While another variant of this, Itriyya, was mentioned in a 9th century dictionary by Arab physician Isho bar Ali as a dish made from semolina which was dried prior to cooking. This was then mentioned in writings for the Norman King of Sicily, Roger II, by Muhammad al-Idrisi in 1154. Vast quantities were said to have been exported from Norman Sicily at around this time. And in fact, this 'forerunner' to pasta was hugely popular in Sicily because it was both healthy and could be stored for a long time (this was particularly crucial for long ship journeys). The concept of pasta had arrived and had made its mark, and was now carving a strong reputation across the globe.

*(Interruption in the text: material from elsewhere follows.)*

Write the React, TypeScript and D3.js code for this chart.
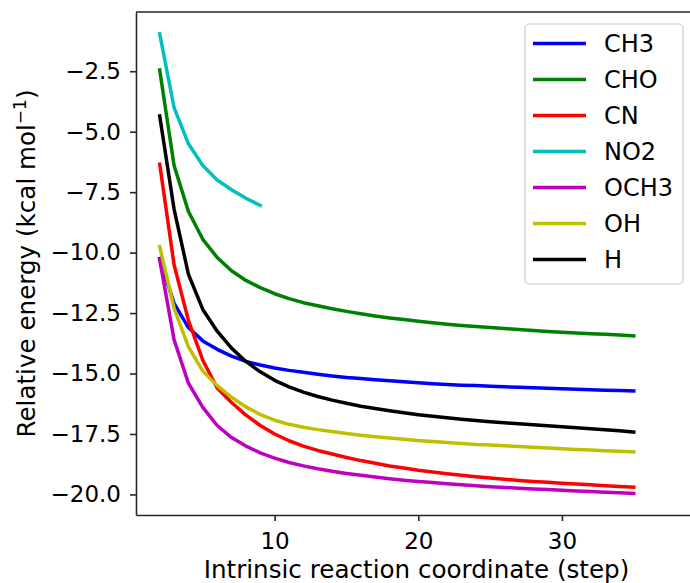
import React, { useEffect, useRef } from 'react';
import * as d3 from 'd3';

// IRC step numbers
const steps = [2, 3, 4, 5, 6, 7, 8, 9, 10, 11, 12, 13, 14, 15, 16, 17, 18, 19, 20, 21, 22, 23, 24, 25, 26, 27, 28, 29, 30, 31, 32, 33, 34, 35];

// relative energies (kcal/mol)
const ch3 = [-10.25, -12.1, -13.1, -13.65, -14.0, -14.28, -14.5, -14.65, -14.77, -14.87, -14.95, -15.03, -15.1, -15.16, -15.21, -15.26, -15.3, -15.34, -15.38, -15.42, -15.45, -15.48, -15.5, -15.53, -15.55, -15.57, -15.59, -15.61, -15.63, -15.65, -15.67, -15.69, -15.7, -15.72];
const cho = [-2.45, -6.4, -8.3, -9.45, -10.2, -10.75, -11.15, -11.45, -11.7, -11.9, -12.07, -12.2, -12.32, -12.43, -12.53, -12.62, -12.7, -12.77, -12.84, -12.9, -12.96, -13.01, -13.06, -13.1, -13.14, -13.18, -13.22, -13.26, -13.29, -13.32, -13.35, -13.38, -13.41, -13.44];
const cn = [-6.35, -10.5, -12.8, -14.45, -15.6, -16.2, -16.72, -17.15, -17.5, -17.78, -18.0, -18.18, -18.33, -18.47, -18.6, -18.71, -18.82, -18.91, -19.0, -19.07, -19.14, -19.21, -19.27, -19.32, -19.37, -19.42, -19.46, -19.5, -19.54, -19.57, -19.6, -19.64, -19.67, -19.7];
const no2 = [-0.95, -4.0, -5.5, -6.4, -7.0, -7.4, -7.75, -8.05];
const och3 = [-10.3, -13.6, -15.4, -16.4, -17.15, -17.65, -18.0, -18.28, -18.5, -18.68, -18.82, -18.94, -19.04, -19.13, -19.21, -19.28, -19.35, -19.41, -19.46, -19.51, -19.56, -19.6, -19.64, -19.68, -19.71, -19.74, -19.77, -19.8, -19.83, -19.86, -19.88, -19.91, -19.93, -19.96];
const oh = [-9.75, -12.3, -13.9, -14.9, -15.5, -15.98, -16.38, -16.7, -16.93, -17.1, -17.22, -17.32, -17.4, -17.48, -17.55, -17.61, -17.67, -17.72, -17.77, -17.81, -17.85, -17.89, -17.93, -17.96, -17.99, -18.02, -18.05, -18.08, -18.11, -18.14, -18.16, -18.19, -18.21, -18.24];
const h = [-4.35, -8.2, -10.9, -12.35, -13.25, -13.95, -14.5, -14.93, -15.28, -15.55, -15.77, -15.95, -16.1, -16.23, -16.35, -16.45, -16.54, -16.62, -16.7, -16.77, -16.83, -16.89, -16.94, -16.99, -17.04, -17.08, -17.12, -17.16, -17.2, -17.24, -17.28, -17.32, -17.37, -17.42];

const seriesNames = ['CH3', 'CHO', 'CN', 'NO2', 'OCH3', 'OH', 'H'];
const seriesValues = [ch3, cho, cn, no2, och3, oh, h];
const seriesColors = ['#0000ff', '#008000', '#ff0000', '#00bfbf', '#bf00bf', '#bfbf00', '#000000'];

const xTicks = [10, 20, 30];
const yTicks = [-2.5, -5.0, -7.5, -10.0, -12.5, -15.0, -17.5, -20.0];

const FONT = 'DejaVu Sans, sans-serif';

const App = () => {
    const ref = useRef<SVGSVGElement | null>(null);

    useEffect(() => {
        const width = 690;
        const height = 583;
        // the axes run past the right edge of the picture
        const plot = { left: 136, right: 702, top: 12, bottom: 515 };

        const svg = d3.select(ref.current);
        svg.selectAll('*').remove();

        const xScale = d3.scaleLinear()
            .domain([0.35, 39.75])
            .range([plot.left, plot.right]);
        const yScale = d3.scaleLinear()
            .domain([-20.85, -0.05])
            .range([plot.bottom, plot.top]);

        svg.append('rect')
            .attr('width', width)
            .attr('height', height)
            .attr('fill', '#ffffff');

        const lineGen = d3.line<number>()
            .x((d, i) => xScale(steps[i]))
            .y(d => yScale(d));

        svg.append('g')
            .selectAll('path')
            .data(seriesValues)
            .enter()
            .append('path')
            .attr('d', d => lineGen(d))
            .attr('fill', 'none')
            .attr('stroke', (d, i) => seriesColors[i])
            .attr('stroke-width', 3.5)
            .attr('stroke-linejoin', 'round')
            .attr('stroke-linecap', 'square');

        const xAxis = d3.axisBottom(xScale)
            .tickValues(xTicks)
            .tickFormat(d3.format('d'))
            .tickSize(6)
            .tickSizeOuter(0)
            .tickPadding(12);

        const yAxis = d3.axisLeft(yScale)
            .tickValues(yTicks)
            .tickFormat(d3.format('.1f'))
            .tickSize(6)
            .tickSizeOuter(0)
            .tickPadding(9);

        const gX = svg.append('g')
            .attr('transform', `translate(0, ${plot.bottom})`)
            .call(xAxis);
        const gY = svg.append('g')
            .attr('transform', `translate(${plot.left}, 0)`)
            .call(yAxis);

        [gX, gY].forEach(g => {
            g.select('.domain').attr('stroke', '#262626').attr('stroke-width', 1.6);
            g.selectAll('.tick line').attr('stroke', '#262626').attr('stroke-width', 1.6);
            g.selectAll('.tick text')
                .attr('fill', '#000')
                .style('font-family', FONT)
                .style('font-size', '23px');
        });

        // top spine
        svg.append('line')
            .attr('x1', plot.left)
            .attr('x2', plot.right)
            .attr('y1', plot.top)
            .attr('y2', plot.top)
            .attr('stroke', '#262626')
            .attr('stroke-width', 1.6);

        svg.append('text')
            .attr('x', 416.5)
            .attr('y', 577.5)
            .attr('text-anchor', 'middle')
            .style('font-family', FONT)
            .style('font-size', '24.6px')
            .text('Intrinsic reaction coordinate (step)');

        const yLabel = svg.append('text')
            .attr('transform', `translate(35, ${(plot.top + plot.bottom) / 2}) rotate(-90)`)
            .attr('text-anchor', 'middle')
            .style('font-family', FONT)
            .style('font-size', '24.6px');
        yLabel.append('tspan').text('Relative energy (kcal mol');
        yLabel.append('tspan').attr('dy', -9).style('font-size', '17px').text('\u22121');
        yLabel.append('tspan').attr('dy', 9).text(')');

        // legend
        const legend = svg.append('g').attr('class', 'legendGroup');
        legend.append('rect')
            .attr('x', 525)
            .attr('y', 24)
            .attr('width', 158)
            .attr('height', 260)
            .attr('rx', 4)
            .attr('fill', '#ffffff')
            .attr('fill-opacity', 0.8)
            .attr('stroke', '#cccccc')
            .attr('stroke-width', 1.2);

        legend.selectAll('line.legendLine')
            .data(seriesNames)
            .enter()
            .append('line')
            .attr('class', 'legendLine')
            .attr('x1', 533)
            .attr('x2', 586)
            .attr('y1', (d, i) => 43.5 + i * 36)
            .attr('y2', (d, i) => 43.5 + i * 36)
            .attr('stroke', (d, i) => seriesColors[i])
            .attr('stroke-width', 3.5);

        legend.selectAll('text')
            .data(seriesNames)
            .enter()
            .append('text')
            .attr('x', 604)
            .attr('y', (d, i) => 43.5 + i * 36 + 8.5)
            .style('font-family', FONT)
            .style('font-size', '24px')
            .text(d => d);
    }, []);

    return (
        <svg ref={ref} width={690} height={583}
            style={{ position: 'absolute', left: 0, top: 0, display: 'block', overflow: 'hidden' }} />
    );
};

export default App;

But pasta enjoys a special place in Italy's heart, where it is traditionally eaten as the first course or 'Piatto Unico' (a one meal dish). Not only does it taste good, it's highly adaptable, and can be used in conjunction with other meals such as salads or soups. It is also highly nutritious. It's a good source of nutrients such as iron, folate and B-vitamins like thiamine, riboflavin and niacin. It's relatively low in sodium, and in the cases of egg-free pasta, there is no cholesterol.
Two types of pasta: Dried and Fresh
Fresh pasta is locally made with fresh ingredients and, in North and Central Italy, it is usually made with a mixture of eggs and all-purpose flour, what in Italy is referred to as “00” flour. Since it contains eggs, it is more tender compared to dried pasta and only takes about half the time to cook. In the South, in regions such as Apulia, Campania and Sicily, fresh pasta can be made without eggs. The only ingredients needed to make the pasta dough is semolina flour and water, which is often shaped into orecchiette, busiate and cavatelli. Traditionally, fresh pasta was produced by hand, sometimes with the aid of simple tools, but today many varieties of fresh pasta are also commercially produced by large scale machines, and are broadly available in supermarkets.
Even dried pasta can be made with or without eggs. The one with eggs is usually labeled as Pasta all'Uovo while it is generally understood that "normal" dried pasta has no eggs in it. In the right conditions, dried pasta can be stored up to two years. An Italian law states that dried pasta can only be made with 100% durum wheat flour (durum wheat semolina) and needs to be dried at a low temperature for several days to evaporate all the moisture allowing it to be stored for a longer period.
The other notable aspect of making good, traditional pasta dishes is the pattern. A good number of traditional pasta types are 'ridged' on the surface, such as Penne Rigate, which means that they absorb the pasta sauce particularly well. Most dried pasta is commercially produced via an extrusion process. Making pasta with a copper or bronze mould ensures that even pasta liscia (pasta with no ridges) gets a rough surface able to better absorb the sauce – a steel mould may be cheaper, but it will not produce the desired effect because it is smoother.
Whether you are eating in from the comfort of your own home or eating out in a restaurant, nothing hits the spot quite like a good, well-made pasta dish. It is rich, full of flavour, and above all, delicious!